Objective ::
Reproduce the listing word for word, leaving every picture behind.

··· Data shown ···

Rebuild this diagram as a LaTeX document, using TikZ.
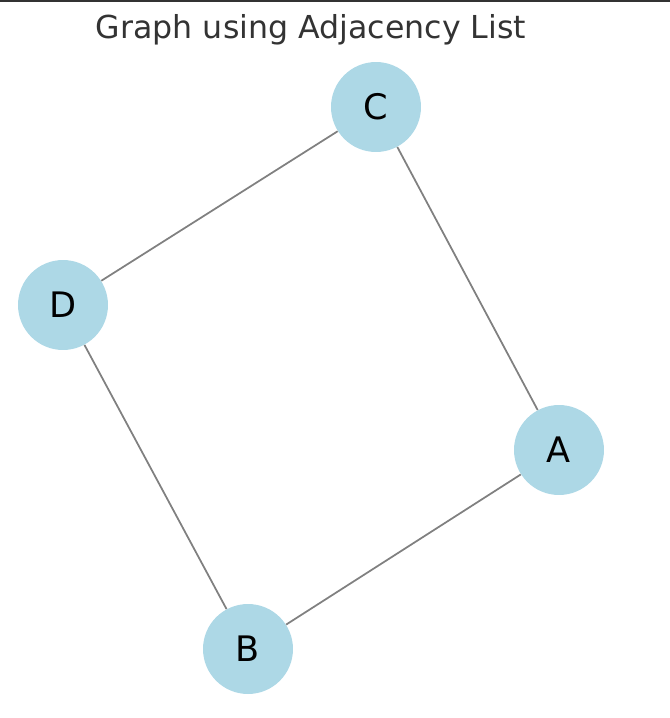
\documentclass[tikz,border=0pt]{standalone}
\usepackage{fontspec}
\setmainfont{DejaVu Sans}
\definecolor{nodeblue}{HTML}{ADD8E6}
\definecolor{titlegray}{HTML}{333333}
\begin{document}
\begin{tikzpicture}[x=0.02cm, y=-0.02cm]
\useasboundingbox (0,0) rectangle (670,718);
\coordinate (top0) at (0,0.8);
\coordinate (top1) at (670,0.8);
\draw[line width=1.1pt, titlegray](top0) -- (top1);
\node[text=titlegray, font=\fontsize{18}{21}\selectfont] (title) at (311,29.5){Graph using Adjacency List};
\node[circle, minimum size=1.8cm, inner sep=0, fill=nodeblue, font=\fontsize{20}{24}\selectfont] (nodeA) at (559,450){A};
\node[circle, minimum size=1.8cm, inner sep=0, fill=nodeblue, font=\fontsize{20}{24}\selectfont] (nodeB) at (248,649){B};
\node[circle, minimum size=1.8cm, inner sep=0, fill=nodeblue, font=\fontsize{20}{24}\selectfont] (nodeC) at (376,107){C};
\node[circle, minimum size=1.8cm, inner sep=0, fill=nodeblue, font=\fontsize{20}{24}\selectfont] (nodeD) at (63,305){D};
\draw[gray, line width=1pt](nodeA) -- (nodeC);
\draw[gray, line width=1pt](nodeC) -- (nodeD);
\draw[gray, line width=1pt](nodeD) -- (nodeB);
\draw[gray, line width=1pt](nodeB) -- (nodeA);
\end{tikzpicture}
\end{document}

···

Result of this exercise ::
Rebuild this diagram as a LaTeX document, using TikZ.
\documentclass[tikz,border=0pt]{standalone}
\usepackage{fontspec}
\setmainfont{DejaVu Sans}
\definecolor{nodeblue}{HTML}{ADD8E6}
\definecolor{titlegray}{HTML}{333333}
\begin{document}
\begin{tikzpicture}[x=0.02cm, y=-0.02cm]
\useasboundingbox (0,0) rectangle (670,718);
\coordinate (top0) at (0,0.8);
\coordinate (top1) at (670,0.8);
\draw[line width=1.1pt, titlegray](top0) -- (top1);
\node[text=titlegray, font=\fontsize{18}{21}\selectfont] (title) at (311,29.5){Graph using Adjacency List};
\node[circle, minimum size=1.8cm, inner sep=0, fill=nodeblue, font=\fontsize{20}{24}\selectfont] (nodeA) at (559,450){A};
\node[circle, minimum size=1.8cm, inner sep=0, fill=nodeblue, font=\fontsize{20}{24}\selectfont] (nodeB) at (248,649){B};
\node[circle, minimum size=1.8cm, inner sep=0, fill=nodeblue, font=\fontsize{20}{24}\selectfont] (nodeC) at (376,107){C};
\node[circle, minimum size=1.8cm, inner sep=0, fill=nodeblue, font=\fontsize{20}{24}\selectfont] (nodeD) at (63,305){D};
\draw[gray, line width=1pt](nodeA) -- (nodeC);
\draw[gray, line width=1pt](nodeC) -- (nodeD);
\draw[gray, line width=1pt](nodeD) -- (nodeB);
\draw[gray, line width=1pt](nodeB) -- (nodeA);
\end{tikzpicture}
\end{document}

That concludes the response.